Question
What does it mean that information bottlenecks?
Quick Answer
When you cannot get the information you need to proceed the information flow is the constraint.
When you cannot get the information you need to proceed the information flow is the constraint.
Example: You are a product manager ready to finalize next quarter's roadmap. The data you need lives in three places: customer churn reasons in the support team's Zendesk instance, usage analytics in a data warehouse only the engineering team queries, and competitive positioning notes in a sales deck that was last updated six months ago. You email three people. One replies in four days with a CSV you cannot parse without context. One replies in nine days with a dashboard link that requires access you do not have. One never replies. Three weeks pass. Your roadmap is late — not because you lacked the judgment to prioritize features, not because you lacked the time to build the document, but because the information you needed to make defensible decisions was scattered across systems, owned by people with other priorities, and delivered in formats that required translation before use. The bottleneck was never your planning skill.

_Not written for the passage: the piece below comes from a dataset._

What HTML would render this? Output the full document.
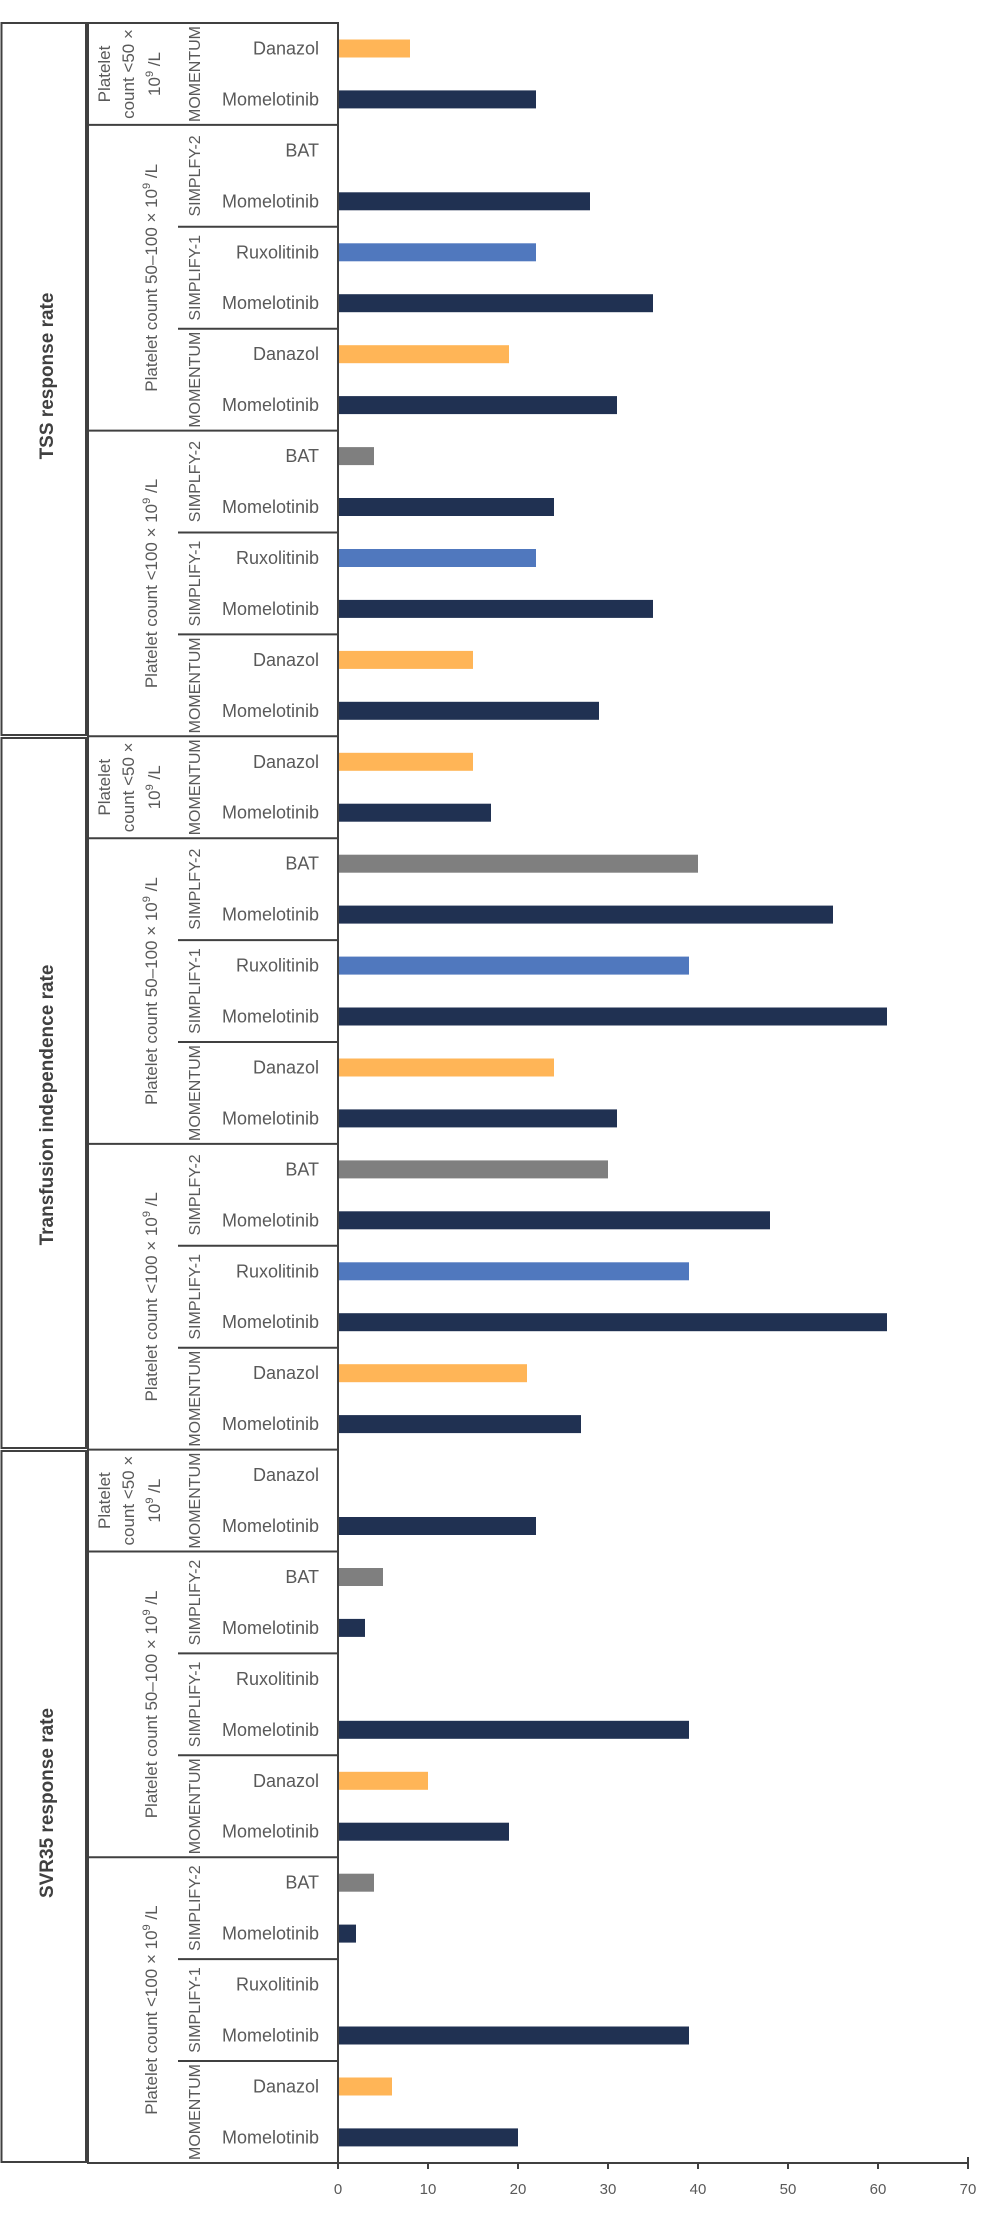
<!DOCTYPE html>
<html><head><meta charset="utf-8"><style>
html,body{margin:0;padding:0;background:#fff;}
svg{display:block;}
text{font-family:"Liberation Sans",sans-serif;}
.d{font-size:18px;fill:#595959;text-anchor:end;}
.s{font-size:16px;fill:#595959;text-anchor:middle;}
.p{font-size:17px;fill:#595959;text-anchor:middle;}
.t{font-size:19px;font-weight:bold;fill:#404040;text-anchor:middle;}
.x{font-size:15px;fill:#595959;text-anchor:middle;}
.ln{stroke:#404040;stroke-width:2;fill:none;}
</style></head><body>
<svg width="1000" height="2213" viewBox="0 0 1000 2213" xmlns="http://www.w3.org/2000/svg">
<rect x="0" y="0" width="1000" height="2213" fill="#fff"/>
<!-- bars -->
<g>
<rect x="338" y="39.5" width="72" height="18" fill="#FFB557"/>
<rect x="338" y="90.4" width="198" height="18" fill="#203152"/>
<rect x="338" y="192.3" width="252" height="18" fill="#203152"/>
<rect x="338" y="243.3" width="198" height="18" fill="#5078BE"/>
<rect x="338" y="294.2" width="315" height="18" fill="#203152"/>
<rect x="338" y="345.2" width="171" height="18" fill="#FFB557"/>
<rect x="338" y="396.1" width="279" height="18" fill="#203152"/>
<rect x="338" y="447.1" width="36" height="18" fill="#7F7F7F"/>
<rect x="338" y="498" width="216" height="18" fill="#203152"/>
<rect x="338" y="549" width="198" height="18" fill="#5078BE"/>
<rect x="338" y="599.9" width="315" height="18" fill="#203152"/>
<rect x="338" y="650.9" width="135" height="18" fill="#FFB557"/>
<rect x="338" y="701.8" width="261" height="18" fill="#203152"/>

<rect x="338" y="752.8" width="135" height="18" fill="#FFB557"/>
<rect x="338" y="803.7" width="153" height="18" fill="#203152"/>
<rect x="338" y="854.7" width="360" height="18" fill="#7F7F7F"/>
<rect x="338" y="905.6" width="495" height="18" fill="#203152"/>
<rect x="338" y="956.6" width="351" height="18" fill="#5078BE"/>
<rect x="338" y="1007.5" width="549" height="18" fill="#203152"/>
<rect x="338" y="1058.5" width="216" height="18" fill="#FFB557"/>
<rect x="338" y="1109.4" width="279" height="18" fill="#203152"/>
<rect x="338" y="1160.4" width="270" height="18" fill="#7F7F7F"/>
<rect x="338" y="1211.3" width="432" height="18" fill="#203152"/>
<rect x="338" y="1262.3" width="351" height="18" fill="#5078BE"/>
<rect x="338" y="1313.2" width="549" height="18" fill="#203152"/>
<rect x="338" y="1364.2" width="189" height="18" fill="#FFB557"/>
<rect x="338" y="1415.1" width="243" height="18" fill="#203152"/>

<rect x="338" y="1517" width="198" height="18" fill="#203152"/>
<rect x="338" y="1568" width="45" height="18" fill="#7F7F7F"/>
<rect x="338" y="1618.9" width="27" height="18" fill="#203152"/>
<rect x="338" y="1720.8" width="351" height="18" fill="#203152"/>
<rect x="338" y="1771.8" width="90" height="18" fill="#FFB557"/>
<rect x="338" y="1822.7" width="171" height="18" fill="#203152"/>
<rect x="338" y="1873.7" width="36" height="18" fill="#7F7F7F"/>
<rect x="338" y="1924.6" width="18" height="18" fill="#203152"/>
<rect x="338" y="2026.5" width="351" height="18" fill="#203152"/>
<rect x="338" y="2077.5" width="54" height="18" fill="#FFB557"/>
<rect x="338" y="2128.4" width="180" height="18" fill="#203152"/>
</g>

<!-- outer section boxes -->
<rect class="ln" x="1.5" y="23" width="84.5" height="712"/>
<rect class="ln" x="1.5" y="738" width="84.5" height="710"/>
<rect class="ln" x="1.5" y="1451" width="84.5" height="711"/>

<!-- label grid -->
<g class="ln">
<line x1="88" y1="23" x2="338" y2="23"/>
<line x1="88" y1="22" x2="88" y2="2164"/>
<line x1="338" y1="22" x2="338" y2="2169"/>
<line x1="87" y1="2163" x2="969" y2="2163"/>
<!-- full group / section lines -->
<line x1="88" y1="124.9" x2="338" y2="124.9"/>
<line x1="88" y1="430.6" x2="338" y2="430.6"/>
<line x1="88" y1="736.3" x2="338" y2="736.3"/>
<line x1="88" y1="838.2" x2="338" y2="838.2"/>
<line x1="88" y1="1143.9" x2="338" y2="1143.9"/>
<line x1="88" y1="1449.6" x2="338" y2="1449.6"/>
<line x1="88" y1="1551.5" x2="338" y2="1551.5"/>
<line x1="88" y1="1857.2" x2="338" y2="1857.2"/>
<!-- study lines -->
<line x1="178" y1="226.8" x2="338" y2="226.8"/>
<line x1="178" y1="328.7" x2="338" y2="328.7"/>
<line x1="178" y1="532.5" x2="338" y2="532.5"/>
<line x1="178" y1="634.4" x2="338" y2="634.4"/>
<line x1="178" y1="940.1" x2="338" y2="940.1"/>
<line x1="178" y1="1042" x2="338" y2="1042"/>
<line x1="178" y1="1245.8" x2="338" y2="1245.8"/>
<line x1="178" y1="1347.7" x2="338" y2="1347.7"/>
<line x1="178" y1="1653.4" x2="338" y2="1653.4"/>
<line x1="178" y1="1755.3" x2="338" y2="1755.3"/>
<line x1="178" y1="1959.1" x2="338" y2="1959.1"/>
<line x1="178" y1="2061" x2="338" y2="2061"/>
<!-- ticks -->
<line x1="428" y1="2163" x2="428" y2="2169"/>
<line x1="518" y1="2163" x2="518" y2="2169"/>
<line x1="608" y1="2163" x2="608" y2="2169"/>
<line x1="698" y1="2163" x2="698" y2="2169"/>
<line x1="788" y1="2163" x2="788" y2="2169"/>
<line x1="878" y1="2163" x2="878" y2="2169"/>
<line x1="968" y1="2157" x2="968" y2="2169"/>
</g>

<!-- tick labels -->
<text class="x" x="338" y="2194">0</text>
<text class="x" x="428" y="2194">10</text>
<text class="x" x="518" y="2194">20</text>
<text class="x" x="608" y="2194">30</text>
<text class="x" x="698" y="2194">40</text>
<text class="x" x="788" y="2194">50</text>
<text class="x" x="878" y="2194">60</text>
<text class="x" x="968" y="2194">70</text>

<!-- drug labels -->
<text class="d" x="319" y="54.5">Danazol</text>
<text class="d" x="319" y="105.4">Momelotinib</text>
<text class="d" x="319" y="156.4">BAT</text>
<text class="d" x="319" y="207.3">Momelotinib</text>
<text class="d" x="319" y="258.3">Ruxolitinib</text>
<text class="d" x="319" y="309.2">Momelotinib</text>
<text class="d" x="319" y="360.2">Danazol</text>
<text class="d" x="319" y="411.1">Momelotinib</text>
<text class="d" x="319" y="462.1">BAT</text>
<text class="d" x="319" y="513">Momelotinib</text>
<text class="d" x="319" y="564">Ruxolitinib</text>
<text class="d" x="319" y="614.9">Momelotinib</text>
<text class="d" x="319" y="665.9">Danazol</text>
<text class="d" x="319" y="716.8">Momelotinib</text>

<text class="d" x="319" y="767.8">Danazol</text>
<text class="d" x="319" y="818.7">Momelotinib</text>
<text class="d" x="319" y="869.7">BAT</text>
<text class="d" x="319" y="920.6">Momelotinib</text>
<text class="d" x="319" y="971.6">Ruxolitinib</text>
<text class="d" x="319" y="1022.5">Momelotinib</text>
<text class="d" x="319" y="1073.5">Danazol</text>
<text class="d" x="319" y="1124.4">Momelotinib</text>
<text class="d" x="319" y="1175.4">BAT</text>
<text class="d" x="319" y="1226.3">Momelotinib</text>
<text class="d" x="319" y="1277.3">Ruxolitinib</text>
<text class="d" x="319" y="1328.2">Momelotinib</text>
<text class="d" x="319" y="1379.2">Danazol</text>
<text class="d" x="319" y="1430.1">Momelotinib</text>

<text class="d" x="319" y="1481.1">Danazol</text>
<text class="d" x="319" y="1532">Momelotinib</text>
<text class="d" x="319" y="1583">BAT</text>
<text class="d" x="319" y="1633.9">Momelotinib</text>
<text class="d" x="319" y="1684.9">Ruxolitinib</text>
<text class="d" x="319" y="1735.8">Momelotinib</text>
<text class="d" x="319" y="1786.8">Danazol</text>
<text class="d" x="319" y="1837.7">Momelotinib</text>
<text class="d" x="319" y="1888.7">BAT</text>
<text class="d" x="319" y="1939.6">Momelotinib</text>
<text class="d" x="319" y="1990.6">Ruxolitinib</text>
<text class="d" x="319" y="2041.5">Momelotinib</text>
<text class="d" x="319" y="2092.5">Danazol</text>
<text class="d" x="319" y="2143.4">Momelotinib</text>

<!-- study labels -->
<text class="s" transform="translate(200,74) rotate(-90)">MOMENTUM</text>
<text class="s" transform="translate(200,175.9) rotate(-90)">SIMPLFY-2</text>
<text class="s" transform="translate(200,277.8) rotate(-90)">SIMPLIFY-1</text>
<text class="s" transform="translate(200,379.7) rotate(-90)">MOMENTUM</text>
<text class="s" transform="translate(200,481.6) rotate(-90)">SIMPLFY-2</text>
<text class="s" transform="translate(200,583.5) rotate(-90)">SIMPLIFY-1</text>
<text class="s" transform="translate(200,685.4) rotate(-90)">MOMENTUM</text>

<text class="s" transform="translate(200,787.3) rotate(-90)">MOMENTUM</text>
<text class="s" transform="translate(200,889.2) rotate(-90)">SIMPLFY-2</text>
<text class="s" transform="translate(200,991.1) rotate(-90)">SIMPLIFY-1</text>
<text class="s" transform="translate(200,1093) rotate(-90)">MOMENTUM</text>
<text class="s" transform="translate(200,1194.9) rotate(-90)">SIMPLFY-2</text>
<text class="s" transform="translate(200,1296.8) rotate(-90)">SIMPLIFY-1</text>
<text class="s" transform="translate(200,1398.7) rotate(-90)">MOMENTUM</text>

<text class="s" transform="translate(200,1500.6) rotate(-90)">MOMENTUM</text>
<text class="s" transform="translate(200,1602.5) rotate(-90)">SIMPLIFY-2</text>
<text class="s" transform="translate(200,1704.4) rotate(-90)">SIMPLIFY-1</text>
<text class="s" transform="translate(200,1806.3) rotate(-90)">MOMENTUM</text>
<text class="s" transform="translate(200,1908.2) rotate(-90)">SIMPLIFY-2</text>
<text class="s" transform="translate(200,2010.1) rotate(-90)">SIMPLIFY-1</text>
<text class="s" transform="translate(200,2112) rotate(-90)">MOMENTUM</text>

<!-- platelet labels: <50 (three lines) -->
<g>
<text class="p" transform="translate(110,74) rotate(-90)">Platelet</text>
<text class="p" transform="translate(134,74) rotate(-90)">count &lt;50 ×</text>
<text class="p" transform="translate(160,74) rotate(-90)">10<tspan font-size="11" dy="-7">9</tspan><tspan dy="7"> /L</tspan></text>

<text class="p" transform="translate(110,787.3) rotate(-90)">Platelet</text>
<text class="p" transform="translate(134,787.3) rotate(-90)">count &lt;50 ×</text>
<text class="p" transform="translate(160,787.3) rotate(-90)">10<tspan font-size="11" dy="-7">9</tspan><tspan dy="7"> /L</tspan></text>

<text class="p" transform="translate(110,1500.6) rotate(-90)">Platelet</text>
<text class="p" transform="translate(134,1500.6) rotate(-90)">count &lt;50 ×</text>
<text class="p" transform="translate(160,1500.6) rotate(-90)">10<tspan font-size="11" dy="-7">9</tspan><tspan dy="7"> /L</tspan></text>
</g>
<!-- 50-100 -->
<text class="p" transform="translate(157,277.8) rotate(-90)">Platelet count 50–100 × 10<tspan font-size="11" dy="-7">9</tspan><tspan dy="7"> /L</tspan></text>
<text class="p" transform="translate(157,991.1) rotate(-90)">Platelet count 50–100 × 10<tspan font-size="11" dy="-7">9</tspan><tspan dy="7"> /L</tspan></text>
<text class="p" transform="translate(157,1704.4) rotate(-90)">Platelet count 50–100 × 10<tspan font-size="11" dy="-7">9</tspan><tspan dy="7"> /L</tspan></text>
<!-- <100 -->
<text class="p" transform="translate(157,583.5) rotate(-90)">Platelet count &lt;100 × 10<tspan font-size="11" dy="-7">9</tspan><tspan dy="7"> /L</tspan></text>
<text class="p" transform="translate(157,1296.8) rotate(-90)">Platelet count &lt;100 × 10<tspan font-size="11" dy="-7">9</tspan><tspan dy="7"> /L</tspan></text>
<text class="p" transform="translate(157,2010.1) rotate(-90)">Platelet count &lt;100 × 10<tspan font-size="11" dy="-7">9</tspan><tspan dy="7"> /L</tspan></text>

<!-- section titles -->
<text class="t" transform="translate(53,376) rotate(-90)">TSS response rate</text>
<text class="t" transform="translate(53,1105) rotate(-90)">Transfusion independence rate</text>
<text class="t" transform="translate(53,1803) rotate(-90)">SVR35 response rate</text>
</svg>
</body></html>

It was the information pipeline feeding your planning process.
Try this: For the next five working days, keep an information request log. Every time you need a piece of information to proceed with a task — a number, a document, a clarification, a dataset, an answer — write down: (1) what you needed, (2) where you looked first, (3) how long it took to obtain, and (4) in what format it arrived versus what format you needed it in. At the end of five days, calculate your average information retrieval time and classify each request into one of the four types: scarcity (could not find it), latency (found it but waited too long), format mismatch (got it but had to transform it), or overload (had too much and could not extract the signal). Identify which type dominated. That is your primary information bottleneck pattern.